The resignation of Interior Undersecretary Rico E. Puno, tendered last Friday and accepted on Monday, after he had met with President Aquino, is long overdue. On the President’s much-ballyhooed tuwid na daan, or straight path, Puno was perceived in unflattering metaphorical terms: either as an obstacle on the way or a crook in the road.
Is this unfair? Puno’s daughter, in an emotional blog post, certainly thought that her father was the victim of a bum rap; she wrote that media reports had unfairly described as a raid Puno’s attempt to enter the late Interior Secretary Jesse Robredo’s condominium unit the day after his plane crashed in the waters off Masbate.
But this alleged raid is not the reason—or at least it doesn’t appear so—why the President finally accepted Puno’s resignation. (It was at least his second offer to resign, in two years of government service.) Rather, it was the accumulation of controversies, large and small, that finally did it.
In the first place, Puno’s puzzling decision to keep silent forced the President himself to yet again defend his long-time friend, all the way from an Asia-Pacific Economic Cooperation conference in Russia—an unusual set of circumstances that clearly reduces Mr. Aquino’s political capital.
Second, the President had already appointed a replacement for Robredo, his own running mate Mar Roxas, who, immediately after he was introduced to the press, announced that Mr. Aquino had given him complete discretion in the running of the Department of the Interior and Local Government. The sad context for this announcement was the reality with which Robredo struggled for two years: the President had assigned operational control of the Philippine National Police not to him but to Puno. (In contrast, Roxas’ replacement at the Department of Transportation and Communications, Rep. Joseph Abaya, made a point of saying, at the same news briefing, that he would retain Roxas’ team at the DOTC.)
But instead of heeding the President’s new marching orders, Puno stayed put, and his friend, Executive Secretary Paquito Ochoa Jr., decided to fight a rear guard action: Ochoa told reporters that Puno remained undersecretary at the DILG. Surely it was only a matter of time before Mr. Aquino’s word to Roxas would be put to the test; did Ochoa, Puno and other members of the so-called Samar faction in the administration think they could force the President to renege on such a high-stakes promise? That Puno did not immediately offer his resignation after the Roxas appointment was another hit to Mr. Aquino’s credibility.

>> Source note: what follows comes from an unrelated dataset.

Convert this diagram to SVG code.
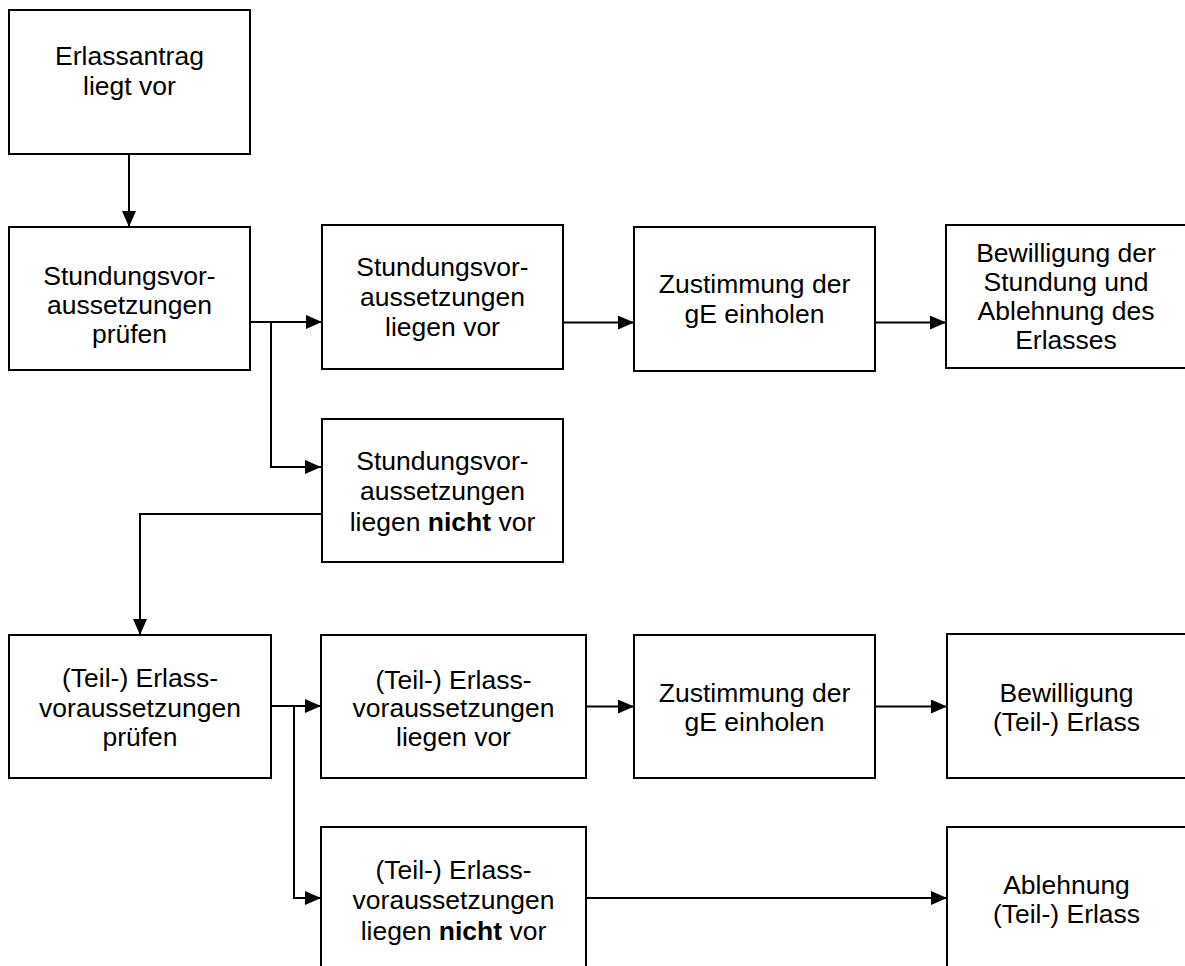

Third, the arms sale controversy that now haunts Puno raises urgent questions about his integrity, and also about his relationship with the President. While the PNP did not proceed with the proposed purchase in two batches of M4 assault rifles, in part because Robredo stopped the bidding process, Puno has some explaining to do. Why did he compromise his position by joining the inspection trip to the Israeli manufacturer (a decision that prompted a DILG report to raise possible conflict-of-interest questions), and why didn’t he say anything about the gross markup in the rifle’s price? It took the President himself, searching on Google, to discover that the rifles priced at P80,000 could be obtained for P40,000. This sequence of events alone tests the depths of Puno’s loyalty to the President’s anticorruption agenda.
Fourth, the scandals that hounded Puno in his early months in office continue to bite at his heels: His inept handling of the Luneta hostage tragedy in 2010 gave the Aquino administration its first serious governance crisis, but have we heard Puno explain the matter with any real sense of responsibility and remorse? His failure to crack down on jueteng, symbolized by his off-hand revelation that operatives of the illegal numbers game had sent feelers for a possible meeting and he did nothing, remains a stain on the administration’s record. These scandals have only reinforced one strain of criticism leveled at the President: that he favors his close friends, such as Jose Mejia at the Judicial and Bar Council, or Virginia Torres at the Land Transportation Office, or Puno himself, despite their perceived lack of preparation and/or incompetence.
Puno’s resignation, Palace spokesperson Edwin Lacierda said on Monday, showed that the President does not coddle his friends. But we wonder: Doesn’t two years in office qualify as coddling?